To safeguard Scotland’s resources, Scottish Government policy makes increasing the supply and demand for circular products and services a key priority. In addition, the Scottish Government’s, Circular Economy Strategy – ‘Making Things Last’ – recognises the important role of public procurement, in supporting a transition to a more circular economy.
To help meet these objectives, non-governmental organisation Zero Waste Scotland commissioned Sustainable Procurement Ltd as project lead, and Eunomia as sub-contractor, to develop procurement guidance to support circular economy purchasing decisions and outcomes across the Scottish public sector.
The Zero Waste Scotland procurement guidance, now in circulation – ‘Procuring for Re-use, Repair and Remanufacturing’ – includes category and commodity guidance across key areas of public sector spend, including catering, construction, electricals, furniture and medical devices.
The document sets out the rationale for making purchasing decisions, with product life extension in mind, that is:
- Cost savings and cost avoidance;
- Security of supply;
- Enhancing resource efficiency;
- Enhancing value and increasing opportunities in the local economy;
- Delivering national and organisational outcomes.
The guidance is intended to equip procurement professionals, decision makers and budget holders with practical guidance, on incorporating circular economy across stages of the procurement lifecycle, together with examples of how other contracting authorities have approached circular procurement, through case study examples.

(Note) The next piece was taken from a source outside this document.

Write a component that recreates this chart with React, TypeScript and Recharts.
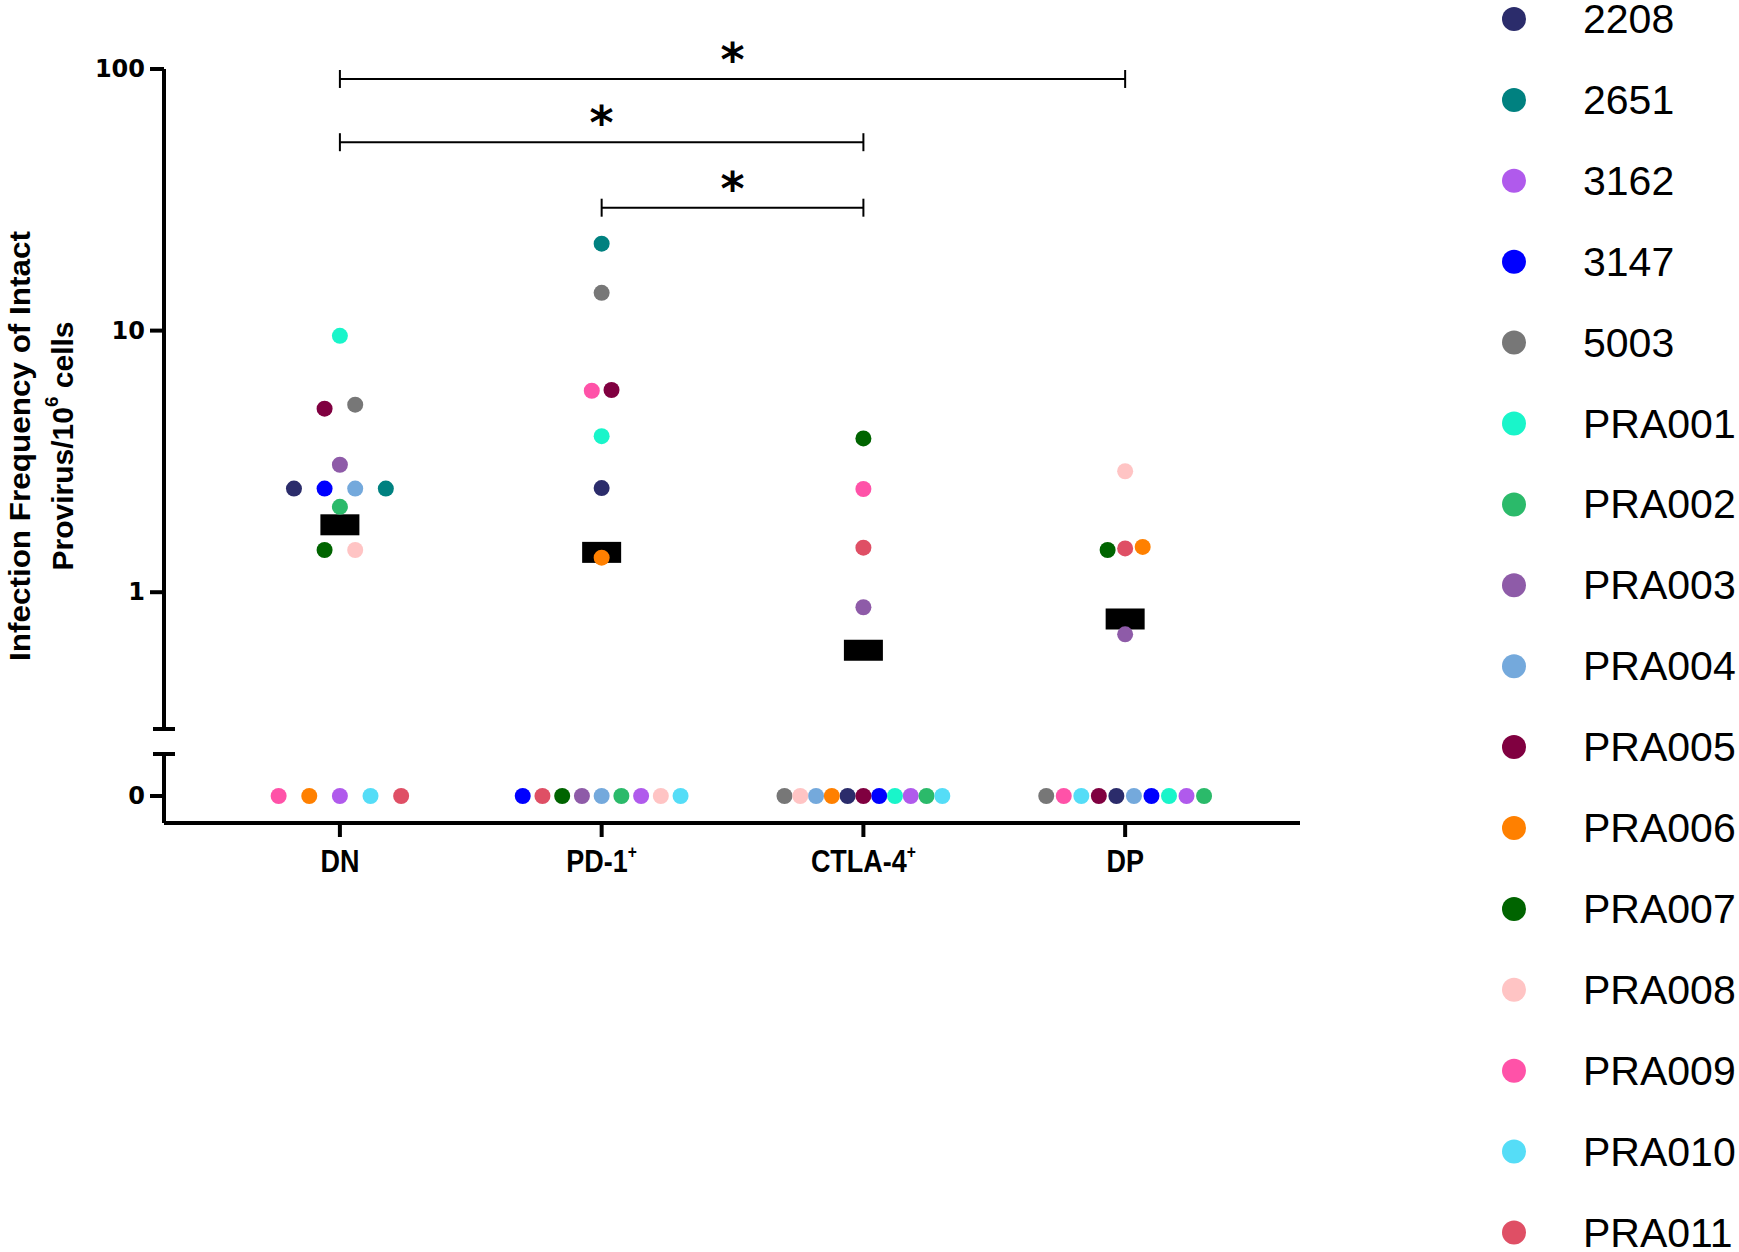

One of the report authors, Senior Consultant at Eunomia, Alex Forrest said:
“The UK public sector procures a huge amount of goods, services and capital items, with current procurement around £213 billion per year. There are potentially enormous gains to be made if this substantial sum could be deployed to purchase products and services with good circular credentials. It could provide a major toe-hold in the market and drive a more circular economy.”